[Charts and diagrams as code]
────

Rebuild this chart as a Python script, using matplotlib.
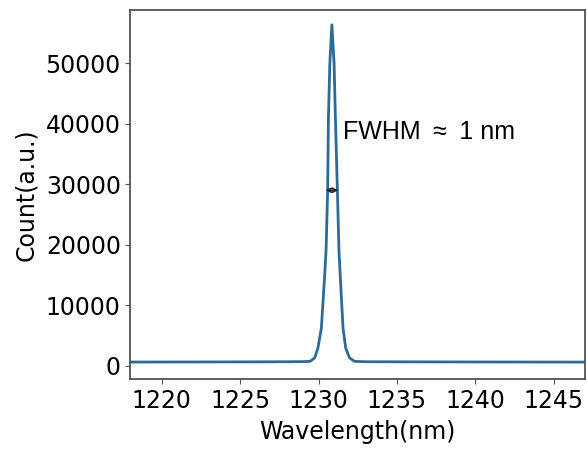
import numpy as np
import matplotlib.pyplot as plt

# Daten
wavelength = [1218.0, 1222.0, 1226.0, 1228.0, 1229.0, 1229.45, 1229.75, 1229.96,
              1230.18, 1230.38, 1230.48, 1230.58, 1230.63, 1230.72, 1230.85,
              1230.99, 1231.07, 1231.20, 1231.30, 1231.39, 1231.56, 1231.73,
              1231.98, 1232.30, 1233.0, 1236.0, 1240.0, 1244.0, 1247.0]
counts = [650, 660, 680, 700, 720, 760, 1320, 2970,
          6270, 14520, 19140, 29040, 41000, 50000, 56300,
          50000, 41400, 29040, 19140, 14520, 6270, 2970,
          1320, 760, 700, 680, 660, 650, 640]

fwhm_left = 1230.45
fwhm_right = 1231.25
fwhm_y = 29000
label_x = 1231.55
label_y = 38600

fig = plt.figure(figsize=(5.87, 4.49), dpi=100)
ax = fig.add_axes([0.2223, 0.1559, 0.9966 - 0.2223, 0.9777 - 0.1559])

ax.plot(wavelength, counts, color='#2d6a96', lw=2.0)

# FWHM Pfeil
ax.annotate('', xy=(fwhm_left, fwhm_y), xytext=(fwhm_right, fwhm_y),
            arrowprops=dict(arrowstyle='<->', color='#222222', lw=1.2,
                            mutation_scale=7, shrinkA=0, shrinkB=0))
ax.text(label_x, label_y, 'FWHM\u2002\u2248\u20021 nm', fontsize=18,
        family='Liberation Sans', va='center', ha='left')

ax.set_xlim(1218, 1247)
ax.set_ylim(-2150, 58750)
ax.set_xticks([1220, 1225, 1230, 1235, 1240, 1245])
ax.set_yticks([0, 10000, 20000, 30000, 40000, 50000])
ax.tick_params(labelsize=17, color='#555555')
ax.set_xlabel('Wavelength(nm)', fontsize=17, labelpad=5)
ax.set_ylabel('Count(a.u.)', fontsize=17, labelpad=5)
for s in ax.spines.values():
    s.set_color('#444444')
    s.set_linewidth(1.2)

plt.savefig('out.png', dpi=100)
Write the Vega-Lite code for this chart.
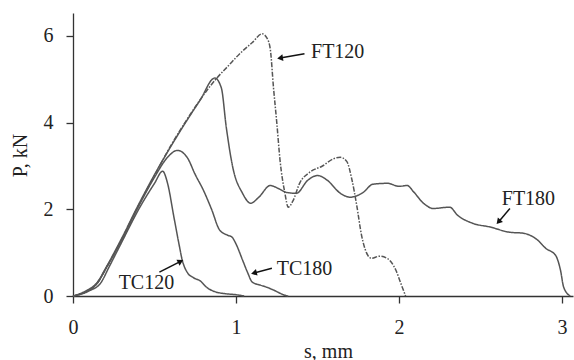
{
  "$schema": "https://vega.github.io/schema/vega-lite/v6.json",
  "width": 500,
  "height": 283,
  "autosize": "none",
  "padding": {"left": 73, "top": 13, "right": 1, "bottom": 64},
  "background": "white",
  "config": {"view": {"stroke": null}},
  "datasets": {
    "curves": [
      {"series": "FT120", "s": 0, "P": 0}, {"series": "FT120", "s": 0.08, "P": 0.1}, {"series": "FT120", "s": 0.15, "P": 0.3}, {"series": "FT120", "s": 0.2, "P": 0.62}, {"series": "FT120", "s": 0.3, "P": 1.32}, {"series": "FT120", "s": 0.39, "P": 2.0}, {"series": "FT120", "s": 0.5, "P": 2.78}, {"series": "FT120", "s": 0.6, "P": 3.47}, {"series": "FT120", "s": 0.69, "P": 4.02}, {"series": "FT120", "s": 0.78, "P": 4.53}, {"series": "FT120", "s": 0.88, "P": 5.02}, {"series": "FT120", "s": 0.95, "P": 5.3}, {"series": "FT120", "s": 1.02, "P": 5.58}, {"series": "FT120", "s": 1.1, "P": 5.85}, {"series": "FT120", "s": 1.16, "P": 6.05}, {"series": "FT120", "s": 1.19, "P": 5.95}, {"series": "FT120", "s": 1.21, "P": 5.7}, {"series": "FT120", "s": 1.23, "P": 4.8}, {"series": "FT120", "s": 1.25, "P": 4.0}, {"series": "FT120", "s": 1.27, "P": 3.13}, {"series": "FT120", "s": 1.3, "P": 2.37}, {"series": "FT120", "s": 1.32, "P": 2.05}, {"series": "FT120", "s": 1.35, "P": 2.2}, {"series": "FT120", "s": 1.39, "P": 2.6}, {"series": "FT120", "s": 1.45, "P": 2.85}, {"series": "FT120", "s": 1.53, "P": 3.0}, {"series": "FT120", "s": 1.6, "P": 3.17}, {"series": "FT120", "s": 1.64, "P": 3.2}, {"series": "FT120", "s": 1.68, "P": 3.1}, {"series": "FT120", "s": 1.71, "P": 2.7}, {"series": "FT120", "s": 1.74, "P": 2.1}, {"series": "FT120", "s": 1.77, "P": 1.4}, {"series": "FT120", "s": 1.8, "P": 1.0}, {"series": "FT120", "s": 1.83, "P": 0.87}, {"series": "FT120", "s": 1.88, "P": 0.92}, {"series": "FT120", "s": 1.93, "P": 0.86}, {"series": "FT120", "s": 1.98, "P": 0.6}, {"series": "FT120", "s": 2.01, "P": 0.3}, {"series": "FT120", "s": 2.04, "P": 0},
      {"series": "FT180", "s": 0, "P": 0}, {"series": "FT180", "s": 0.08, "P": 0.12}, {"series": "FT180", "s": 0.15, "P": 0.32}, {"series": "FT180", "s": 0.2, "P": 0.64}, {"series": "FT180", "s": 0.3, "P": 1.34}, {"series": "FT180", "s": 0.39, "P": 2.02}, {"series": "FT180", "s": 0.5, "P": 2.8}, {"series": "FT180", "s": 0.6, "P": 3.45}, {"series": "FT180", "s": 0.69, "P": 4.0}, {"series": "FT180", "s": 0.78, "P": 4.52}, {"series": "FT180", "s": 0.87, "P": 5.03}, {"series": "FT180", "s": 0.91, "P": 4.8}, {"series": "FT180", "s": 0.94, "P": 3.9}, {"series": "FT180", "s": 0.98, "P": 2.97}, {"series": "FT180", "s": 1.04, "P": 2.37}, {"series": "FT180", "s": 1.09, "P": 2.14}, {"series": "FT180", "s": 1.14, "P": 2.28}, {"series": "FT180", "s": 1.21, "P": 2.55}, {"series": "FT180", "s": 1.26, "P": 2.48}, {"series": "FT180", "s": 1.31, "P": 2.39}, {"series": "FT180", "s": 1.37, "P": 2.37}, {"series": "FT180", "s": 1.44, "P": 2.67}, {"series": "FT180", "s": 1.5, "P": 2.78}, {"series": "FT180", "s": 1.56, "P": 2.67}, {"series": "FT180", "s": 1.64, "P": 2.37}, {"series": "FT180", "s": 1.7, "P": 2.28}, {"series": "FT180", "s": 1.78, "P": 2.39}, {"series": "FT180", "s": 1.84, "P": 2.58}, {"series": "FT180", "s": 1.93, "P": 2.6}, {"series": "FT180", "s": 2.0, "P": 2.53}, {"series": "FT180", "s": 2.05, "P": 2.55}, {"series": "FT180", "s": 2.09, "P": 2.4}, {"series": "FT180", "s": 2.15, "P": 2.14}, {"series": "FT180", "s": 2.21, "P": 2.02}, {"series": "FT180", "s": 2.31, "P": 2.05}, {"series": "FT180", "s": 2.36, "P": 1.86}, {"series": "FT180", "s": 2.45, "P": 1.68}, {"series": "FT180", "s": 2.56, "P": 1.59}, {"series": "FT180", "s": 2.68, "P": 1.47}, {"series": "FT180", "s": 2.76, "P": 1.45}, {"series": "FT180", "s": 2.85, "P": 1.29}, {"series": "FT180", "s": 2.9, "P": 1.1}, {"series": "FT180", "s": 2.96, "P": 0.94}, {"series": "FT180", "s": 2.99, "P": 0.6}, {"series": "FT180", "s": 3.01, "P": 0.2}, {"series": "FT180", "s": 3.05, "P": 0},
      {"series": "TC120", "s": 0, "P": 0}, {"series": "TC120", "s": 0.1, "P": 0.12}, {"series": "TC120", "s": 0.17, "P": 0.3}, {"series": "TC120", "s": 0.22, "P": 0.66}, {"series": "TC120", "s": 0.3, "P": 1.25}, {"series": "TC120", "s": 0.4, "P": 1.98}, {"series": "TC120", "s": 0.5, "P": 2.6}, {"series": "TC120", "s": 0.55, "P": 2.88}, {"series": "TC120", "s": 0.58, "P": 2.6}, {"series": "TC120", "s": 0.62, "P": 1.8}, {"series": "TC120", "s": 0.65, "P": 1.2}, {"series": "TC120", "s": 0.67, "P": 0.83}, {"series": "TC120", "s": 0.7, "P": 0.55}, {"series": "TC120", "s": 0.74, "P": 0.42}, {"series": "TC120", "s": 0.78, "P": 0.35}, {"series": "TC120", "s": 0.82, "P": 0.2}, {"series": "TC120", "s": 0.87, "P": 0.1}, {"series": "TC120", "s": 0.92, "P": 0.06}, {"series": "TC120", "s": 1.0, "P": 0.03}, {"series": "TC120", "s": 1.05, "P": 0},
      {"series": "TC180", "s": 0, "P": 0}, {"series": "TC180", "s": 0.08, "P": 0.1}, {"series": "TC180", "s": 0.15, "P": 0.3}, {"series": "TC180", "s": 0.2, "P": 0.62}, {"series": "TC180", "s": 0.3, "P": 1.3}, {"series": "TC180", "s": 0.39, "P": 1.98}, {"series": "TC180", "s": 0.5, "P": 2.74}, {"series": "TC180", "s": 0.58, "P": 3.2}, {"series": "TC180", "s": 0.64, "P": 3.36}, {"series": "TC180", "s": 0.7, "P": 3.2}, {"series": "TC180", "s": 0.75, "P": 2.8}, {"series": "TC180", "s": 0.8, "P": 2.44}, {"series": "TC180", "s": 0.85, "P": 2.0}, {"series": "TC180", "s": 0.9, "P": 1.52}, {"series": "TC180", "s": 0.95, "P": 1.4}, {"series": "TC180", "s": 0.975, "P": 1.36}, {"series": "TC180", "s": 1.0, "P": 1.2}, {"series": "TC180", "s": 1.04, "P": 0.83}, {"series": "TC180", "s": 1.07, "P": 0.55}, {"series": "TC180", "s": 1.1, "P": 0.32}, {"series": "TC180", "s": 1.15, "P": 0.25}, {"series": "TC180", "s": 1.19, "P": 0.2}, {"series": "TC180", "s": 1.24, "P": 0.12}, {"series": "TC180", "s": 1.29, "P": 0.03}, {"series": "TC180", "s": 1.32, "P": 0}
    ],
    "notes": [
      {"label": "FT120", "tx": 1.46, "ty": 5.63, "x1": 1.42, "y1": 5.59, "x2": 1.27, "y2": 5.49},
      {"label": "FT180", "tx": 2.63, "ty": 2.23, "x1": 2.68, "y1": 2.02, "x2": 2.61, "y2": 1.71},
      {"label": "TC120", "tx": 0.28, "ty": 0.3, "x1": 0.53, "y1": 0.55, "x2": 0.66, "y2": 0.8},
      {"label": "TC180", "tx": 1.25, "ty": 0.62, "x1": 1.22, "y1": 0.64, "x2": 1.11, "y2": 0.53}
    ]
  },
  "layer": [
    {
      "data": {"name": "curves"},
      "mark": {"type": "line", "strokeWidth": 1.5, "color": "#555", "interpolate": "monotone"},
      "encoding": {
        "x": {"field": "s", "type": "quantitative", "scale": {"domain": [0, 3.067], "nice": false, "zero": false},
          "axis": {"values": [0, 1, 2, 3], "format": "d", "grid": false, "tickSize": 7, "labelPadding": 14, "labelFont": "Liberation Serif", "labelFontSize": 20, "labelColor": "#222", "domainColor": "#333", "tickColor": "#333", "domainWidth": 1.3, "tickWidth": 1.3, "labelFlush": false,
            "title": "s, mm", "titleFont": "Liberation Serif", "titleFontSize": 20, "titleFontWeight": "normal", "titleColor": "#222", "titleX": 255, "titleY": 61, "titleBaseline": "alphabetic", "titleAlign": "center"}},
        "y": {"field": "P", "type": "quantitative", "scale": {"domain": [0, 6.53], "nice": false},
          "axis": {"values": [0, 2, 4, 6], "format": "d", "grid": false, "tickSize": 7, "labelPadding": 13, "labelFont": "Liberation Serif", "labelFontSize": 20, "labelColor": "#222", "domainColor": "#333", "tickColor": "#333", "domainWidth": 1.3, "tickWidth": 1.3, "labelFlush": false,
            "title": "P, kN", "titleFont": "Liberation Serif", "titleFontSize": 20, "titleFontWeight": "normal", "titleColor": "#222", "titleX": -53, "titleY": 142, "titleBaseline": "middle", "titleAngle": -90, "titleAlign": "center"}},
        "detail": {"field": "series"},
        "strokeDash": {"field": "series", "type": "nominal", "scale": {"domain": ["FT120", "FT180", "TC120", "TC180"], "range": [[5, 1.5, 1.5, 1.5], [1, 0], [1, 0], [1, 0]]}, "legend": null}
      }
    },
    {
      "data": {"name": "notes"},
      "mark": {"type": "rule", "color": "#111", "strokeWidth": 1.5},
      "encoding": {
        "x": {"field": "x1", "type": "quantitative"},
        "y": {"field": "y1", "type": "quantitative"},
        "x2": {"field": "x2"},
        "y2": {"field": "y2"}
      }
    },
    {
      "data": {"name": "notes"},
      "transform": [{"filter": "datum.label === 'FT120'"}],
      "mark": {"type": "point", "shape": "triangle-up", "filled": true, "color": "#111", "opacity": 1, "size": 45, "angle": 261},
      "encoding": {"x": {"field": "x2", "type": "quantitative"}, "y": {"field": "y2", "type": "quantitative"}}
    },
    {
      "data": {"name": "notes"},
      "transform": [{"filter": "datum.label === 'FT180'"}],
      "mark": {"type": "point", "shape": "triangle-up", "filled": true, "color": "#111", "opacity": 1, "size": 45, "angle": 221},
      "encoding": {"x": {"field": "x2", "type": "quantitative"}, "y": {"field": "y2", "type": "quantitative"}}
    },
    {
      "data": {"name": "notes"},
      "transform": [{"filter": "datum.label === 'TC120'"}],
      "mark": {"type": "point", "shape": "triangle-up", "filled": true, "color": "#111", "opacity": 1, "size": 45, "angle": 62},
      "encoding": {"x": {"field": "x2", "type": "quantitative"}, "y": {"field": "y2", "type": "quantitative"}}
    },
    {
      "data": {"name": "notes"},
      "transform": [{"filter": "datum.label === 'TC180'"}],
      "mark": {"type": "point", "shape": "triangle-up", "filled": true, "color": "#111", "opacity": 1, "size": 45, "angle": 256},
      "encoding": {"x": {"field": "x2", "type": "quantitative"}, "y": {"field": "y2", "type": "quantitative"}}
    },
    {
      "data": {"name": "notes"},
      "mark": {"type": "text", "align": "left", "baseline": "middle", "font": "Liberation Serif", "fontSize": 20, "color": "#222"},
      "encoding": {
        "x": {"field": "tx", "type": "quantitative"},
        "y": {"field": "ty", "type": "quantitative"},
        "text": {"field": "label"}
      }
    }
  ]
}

────

## WHAT THE TASK ASKS
Would you reproduce the lines above, from the very first through the line containing "ax = fig.add_axes([0.2223, 0.1559, 0.9966", exactly and without the pictures?

## THE OUTPUT
Rebuild this chart as a Python script, using matplotlib.
import numpy as np
import matplotlib.pyplot as plt

# Daten
wavelength = [1218.0, 1222.0, 1226.0, 1228.0, 1229.0, 1229.45, 1229.75, 1229.96,
              1230.18, 1230.38, 1230.48, 1230.58, 1230.63, 1230.72, 1230.85,
              1230.99, 1231.07, 1231.20, 1231.30, 1231.39, 1231.56, 1231.73,
              1231.98, 1232.30, 1233.0, 1236.0, 1240.0, 1244.0, 1247.0]
counts = [650, 660, 680, 700, 720, 760, 1320, 2970,
          6270, 14520, 19140, 29040, 41000, 50000, 56300,
          50000, 41400, 29040, 19140, 14520, 6270, 2970,
          1320, 760, 700, 680, 660, 650, 640]

fwhm_left = 1230.45
fwhm_right = 1231.25
fwhm_y = 29000
label_x = 1231.55
label_y = 38600

fig = plt.figure(figsize=(5.87, 4.49), dpi=100)
ax = fig.add_axes([0.2223, 0.1559, 0.9966 - 0.2223, 0.9777 - 0.1559])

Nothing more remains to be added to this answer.